Dix ans après la tuerie d'Acteal, au Chiapas, une polémique divise les Mexicains
Le monde
Triste Noël à Acteal. Il y a dix ans, dans ce hameau du Chiapas (sud), une tragédie frappait d'horreur le Mexique : 45 Indiens tzotziles, en majorité des femmes et des enfants, ont été tués par des groupes paramilitaires. Le massacre a duré des heures, par balles et par armes blanches, mais la police et l'armée, cantonnées à proximité, ne sont pas intervenues.
Ceux qui ont confessé leurs crimes disent qu'ils voulaient venger la mort, le 17 décembre 1997, d'un paysan fidèle comme eux au vieux Parti révolutionnaire institutionnel (PRI), alors tout-puissant au Chiapas comme à Mexico. Il s'agissait d'une des 22 personnes tuées par leurs adversaires zapatistes, affirment-ils, au cours de l'escalade qui a miné la municipalité de Chenalho, en 1996 et 1997, avant d'exploser à Acteal.
Pour nombre de Mexicains, ce massacre visait en fait les Zapatistes, avec lesquels les autorités avaient signé en 1994 un accord de cessez-le-feu mais dont elles voulaient combattre l'influence. Il aurait été planifié en haut lieu, dans l'entourage du président Ernesto Zedillo. L'hebdomadaire Proceso n'a-t-il pas révélé, début 1998, l'existence d'un "plan de contre-insurrection" au Chiapas ?
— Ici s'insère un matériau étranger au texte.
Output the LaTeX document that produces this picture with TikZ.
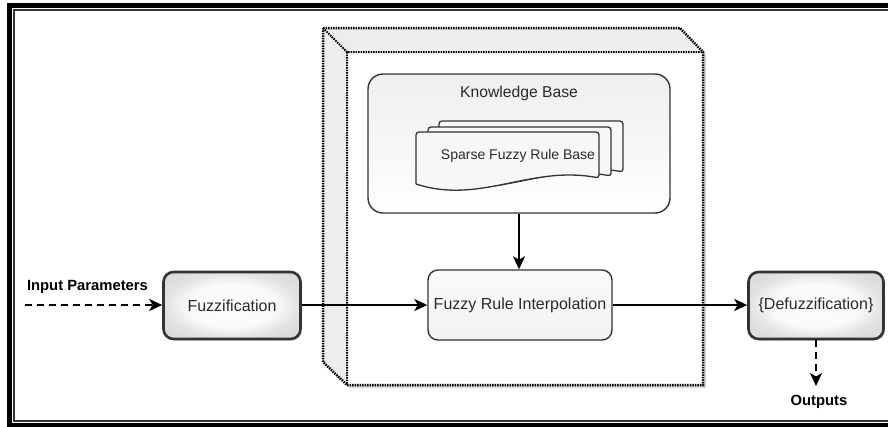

Il faut aller à Acteal, en contrebas de la route qui mène de San Cristobal à Pantelho, pour discerner les lignes de fracture qui ont mené à la catastrophe. Deux volées de marches conduisent à l'esplanade du village - à l'époque, un campement de réfugiés chassés par les violences, aujourd'hui une communauté soudée par le martyre, dont la flamme est entretenue par l'Eglise.
THÈSE INÉDITE
Une quinzaine de chalets de bois sont éparpillés autour de la maison en dur où se réunissent les élus de la communauté, jambes nues sous leur chemise blanche, la tête ceinte du chapeau couvert de longs rubans multicolores. Une petite église est en construction sur la butte. Derrière elle, la chapelle de bois, au sol jonché d'aiguilles de pin, où priaient des membres des Abeilles lorsque les attaquants ont commencé à tirer sur eux, avant de les achever dans une combe où l'on a retrouvé la plupart des cadavres. Le plus petit était celui d'un bébé, transpercé par la même balle que sa mère.
Sur les parois de la chapelle, et même sur la Vierge de cire, dont le châle brodé semble étoilé de sang, on distingue les impacts des balles. Des survivants se souviennent avoir vu, depuis leur cachette, la cime des arbustes hachée par des projectiles de gros calibre. "La police était stationnée à 500 mètres à peine, dans l'école d'Acteal Centro qui est une communauté zapatiste. Ils ont dit n'avoir rien entendu !", s'indigne Vicente Jimenez, qui a perdu ce jour-là sa femme et une de ses filles.
Une expertise, demandée par la Commission nationale des droits de l'homme, conclut que les détonations étaient audibles depuis le campement militaire de Majomut, installé 2 kilomètres plus haut, près d'une carrière de sable - l'une des rares ressources non agricoles de la municipalité.
La complicité des autorités se lit dans le paysage, mosaïque où se côtoient groupes zapatistes et militants du PRI, postes militaires, hameaux catholiques et évangéliques. Les familles des victimes et celles des bourreaux empruntent la même route. Et des deux côtés, on réclame justice. L'Etat mexicain est responsable "par action, par omission, et parce qu'il a retardé ou refusé l'action de la justice", accusent l'ancien évêque de San Cristobal, Samuel Ruiz, et son ancien assesseur Raul Vera, évêque de Saltillo.
Dans le camp adverse, les avocats des 80 personnes encore emprisonnées pour le massacre assurent que la plupart de leurs clients sont innocents, piégés par un appareil judiciaire qui cherchait des boucs émissaires.
La polémique s'est enflammée avec la publication, cet automne, dans la revue Nexos, de trois longs articles sur Acteal rédigés par l'écrivain Hector Aguilar Camin. Il y soutient la thèse, jusqu'alors inédite, d'une "bataille" entre paramilitaires et zapatistes qui aurait dégénéré en massacre des civils. Tandis que la droite se réjouit de voir "déboulonner le dogme", la gauche zapatiste s'inquiète que cette offensive autour de la mémoire puisse en préparer une autre - contre ses propres communautés.